* _Problem_
Select the lines of the records containing the word "chart" and list them.

* _Provided data_
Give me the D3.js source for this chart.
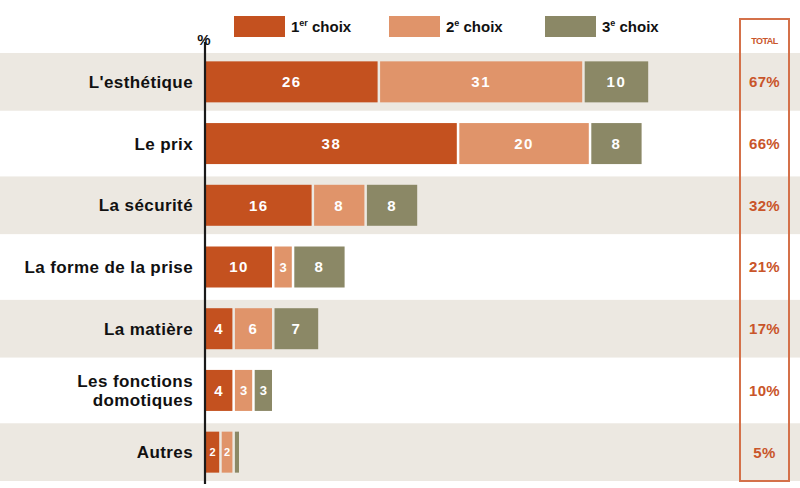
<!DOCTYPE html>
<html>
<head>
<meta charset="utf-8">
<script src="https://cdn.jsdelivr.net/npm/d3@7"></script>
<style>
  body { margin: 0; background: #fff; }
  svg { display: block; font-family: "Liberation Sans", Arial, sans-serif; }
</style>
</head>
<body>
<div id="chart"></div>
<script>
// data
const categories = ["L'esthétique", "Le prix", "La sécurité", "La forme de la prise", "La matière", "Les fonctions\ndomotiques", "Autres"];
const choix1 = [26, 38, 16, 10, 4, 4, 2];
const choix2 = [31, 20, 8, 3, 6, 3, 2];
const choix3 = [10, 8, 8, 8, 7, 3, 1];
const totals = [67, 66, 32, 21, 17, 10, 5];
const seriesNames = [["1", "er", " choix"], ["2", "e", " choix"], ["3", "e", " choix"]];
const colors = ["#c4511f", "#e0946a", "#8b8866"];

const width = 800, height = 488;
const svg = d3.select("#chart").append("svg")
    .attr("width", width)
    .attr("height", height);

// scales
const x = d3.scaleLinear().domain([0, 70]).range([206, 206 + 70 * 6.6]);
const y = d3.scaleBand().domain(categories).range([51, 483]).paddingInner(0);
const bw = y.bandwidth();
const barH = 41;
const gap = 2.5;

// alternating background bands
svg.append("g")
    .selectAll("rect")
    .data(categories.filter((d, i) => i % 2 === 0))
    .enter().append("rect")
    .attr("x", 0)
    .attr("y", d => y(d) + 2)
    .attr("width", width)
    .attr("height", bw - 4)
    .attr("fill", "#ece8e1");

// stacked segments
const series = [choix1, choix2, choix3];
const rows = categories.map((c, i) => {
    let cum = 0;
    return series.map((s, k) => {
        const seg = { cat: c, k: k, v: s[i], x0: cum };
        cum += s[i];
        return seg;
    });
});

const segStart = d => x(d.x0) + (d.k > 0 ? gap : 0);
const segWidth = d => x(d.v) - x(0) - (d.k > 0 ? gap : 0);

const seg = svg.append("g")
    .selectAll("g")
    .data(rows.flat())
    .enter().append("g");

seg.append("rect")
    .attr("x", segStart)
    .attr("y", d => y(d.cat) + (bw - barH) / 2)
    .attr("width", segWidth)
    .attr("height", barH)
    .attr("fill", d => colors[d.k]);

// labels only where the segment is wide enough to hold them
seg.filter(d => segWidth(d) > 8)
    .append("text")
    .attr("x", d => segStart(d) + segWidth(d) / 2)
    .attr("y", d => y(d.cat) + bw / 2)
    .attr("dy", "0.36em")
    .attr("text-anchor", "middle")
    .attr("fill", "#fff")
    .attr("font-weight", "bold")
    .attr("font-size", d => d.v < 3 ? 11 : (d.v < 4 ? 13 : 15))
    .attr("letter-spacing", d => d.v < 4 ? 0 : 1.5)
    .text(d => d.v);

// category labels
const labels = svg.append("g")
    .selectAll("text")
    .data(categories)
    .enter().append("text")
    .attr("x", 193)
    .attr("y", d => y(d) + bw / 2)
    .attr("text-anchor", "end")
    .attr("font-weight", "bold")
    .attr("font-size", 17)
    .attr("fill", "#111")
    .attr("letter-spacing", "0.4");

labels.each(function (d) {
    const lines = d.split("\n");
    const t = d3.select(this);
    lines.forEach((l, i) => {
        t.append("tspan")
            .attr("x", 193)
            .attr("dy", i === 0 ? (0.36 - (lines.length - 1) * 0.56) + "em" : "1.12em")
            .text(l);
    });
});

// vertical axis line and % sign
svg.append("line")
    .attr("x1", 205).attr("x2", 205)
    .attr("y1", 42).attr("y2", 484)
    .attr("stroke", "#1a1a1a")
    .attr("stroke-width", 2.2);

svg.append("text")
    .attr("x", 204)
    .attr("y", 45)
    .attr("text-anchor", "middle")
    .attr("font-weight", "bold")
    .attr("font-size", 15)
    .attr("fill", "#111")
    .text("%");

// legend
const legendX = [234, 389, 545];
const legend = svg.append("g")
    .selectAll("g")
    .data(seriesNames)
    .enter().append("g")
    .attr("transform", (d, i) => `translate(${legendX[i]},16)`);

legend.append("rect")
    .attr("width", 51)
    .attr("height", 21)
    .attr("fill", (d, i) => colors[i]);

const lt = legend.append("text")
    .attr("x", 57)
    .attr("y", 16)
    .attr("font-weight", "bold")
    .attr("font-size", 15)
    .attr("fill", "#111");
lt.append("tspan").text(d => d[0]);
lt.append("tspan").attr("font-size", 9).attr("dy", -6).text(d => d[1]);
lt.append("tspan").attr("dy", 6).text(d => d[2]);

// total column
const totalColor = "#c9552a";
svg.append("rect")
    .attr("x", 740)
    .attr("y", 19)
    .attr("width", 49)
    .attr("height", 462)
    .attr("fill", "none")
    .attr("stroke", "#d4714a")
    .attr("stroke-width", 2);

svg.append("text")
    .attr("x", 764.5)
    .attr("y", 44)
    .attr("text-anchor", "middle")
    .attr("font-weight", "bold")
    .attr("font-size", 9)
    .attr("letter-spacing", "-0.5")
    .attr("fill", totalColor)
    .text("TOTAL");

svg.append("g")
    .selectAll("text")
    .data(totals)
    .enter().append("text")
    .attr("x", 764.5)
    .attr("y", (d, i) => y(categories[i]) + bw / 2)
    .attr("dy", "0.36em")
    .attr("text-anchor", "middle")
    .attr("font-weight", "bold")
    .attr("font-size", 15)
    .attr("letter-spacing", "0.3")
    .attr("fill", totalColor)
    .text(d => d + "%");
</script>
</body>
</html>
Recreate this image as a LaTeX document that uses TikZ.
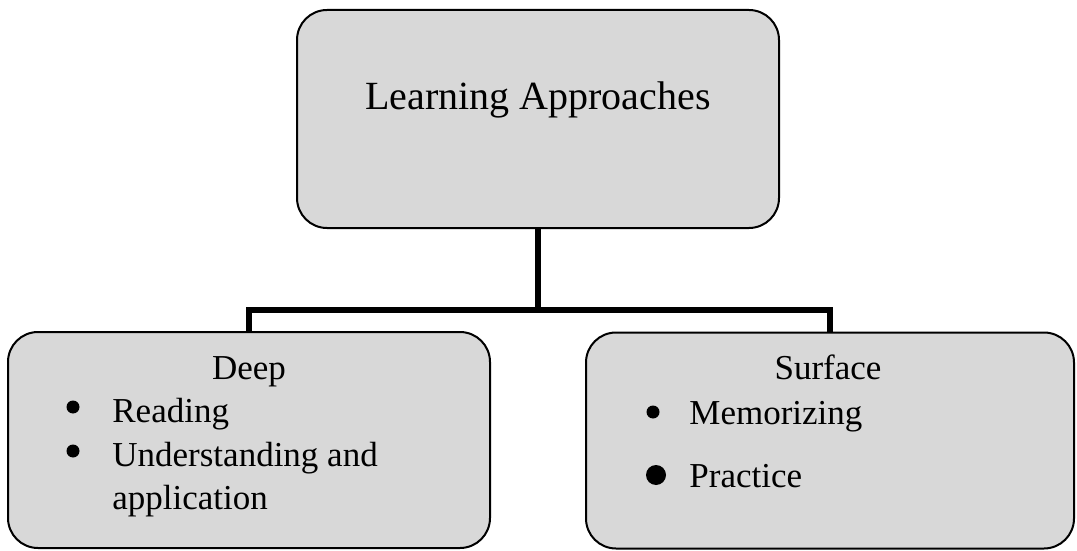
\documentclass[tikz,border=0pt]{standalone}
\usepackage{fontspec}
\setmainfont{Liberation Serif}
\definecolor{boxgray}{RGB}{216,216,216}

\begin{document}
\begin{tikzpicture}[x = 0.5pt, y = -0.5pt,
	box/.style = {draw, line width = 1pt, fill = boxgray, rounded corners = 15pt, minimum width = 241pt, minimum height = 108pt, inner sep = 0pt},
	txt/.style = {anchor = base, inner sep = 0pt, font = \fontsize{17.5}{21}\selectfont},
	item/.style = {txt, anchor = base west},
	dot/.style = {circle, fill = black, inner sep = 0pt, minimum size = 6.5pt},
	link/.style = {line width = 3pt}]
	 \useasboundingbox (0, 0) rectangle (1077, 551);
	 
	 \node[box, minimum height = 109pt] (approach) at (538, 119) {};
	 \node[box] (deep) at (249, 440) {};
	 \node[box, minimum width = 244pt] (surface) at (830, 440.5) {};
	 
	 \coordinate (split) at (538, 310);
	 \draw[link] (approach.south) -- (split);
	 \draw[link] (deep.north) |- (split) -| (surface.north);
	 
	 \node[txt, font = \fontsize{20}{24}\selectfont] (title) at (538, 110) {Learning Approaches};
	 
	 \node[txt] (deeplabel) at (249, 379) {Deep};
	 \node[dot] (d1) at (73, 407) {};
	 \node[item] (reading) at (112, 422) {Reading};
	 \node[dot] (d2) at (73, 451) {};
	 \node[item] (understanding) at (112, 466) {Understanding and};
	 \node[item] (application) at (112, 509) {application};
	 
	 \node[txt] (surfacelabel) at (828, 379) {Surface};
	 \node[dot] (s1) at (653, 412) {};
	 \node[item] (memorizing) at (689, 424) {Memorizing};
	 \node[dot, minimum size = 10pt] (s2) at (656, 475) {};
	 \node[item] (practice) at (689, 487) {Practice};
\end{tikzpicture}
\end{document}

* _Solution for this task_
Give me the D3.js source for this chart.
<div id="chart"></div>
const svg = d3.select("#chart").append("svg")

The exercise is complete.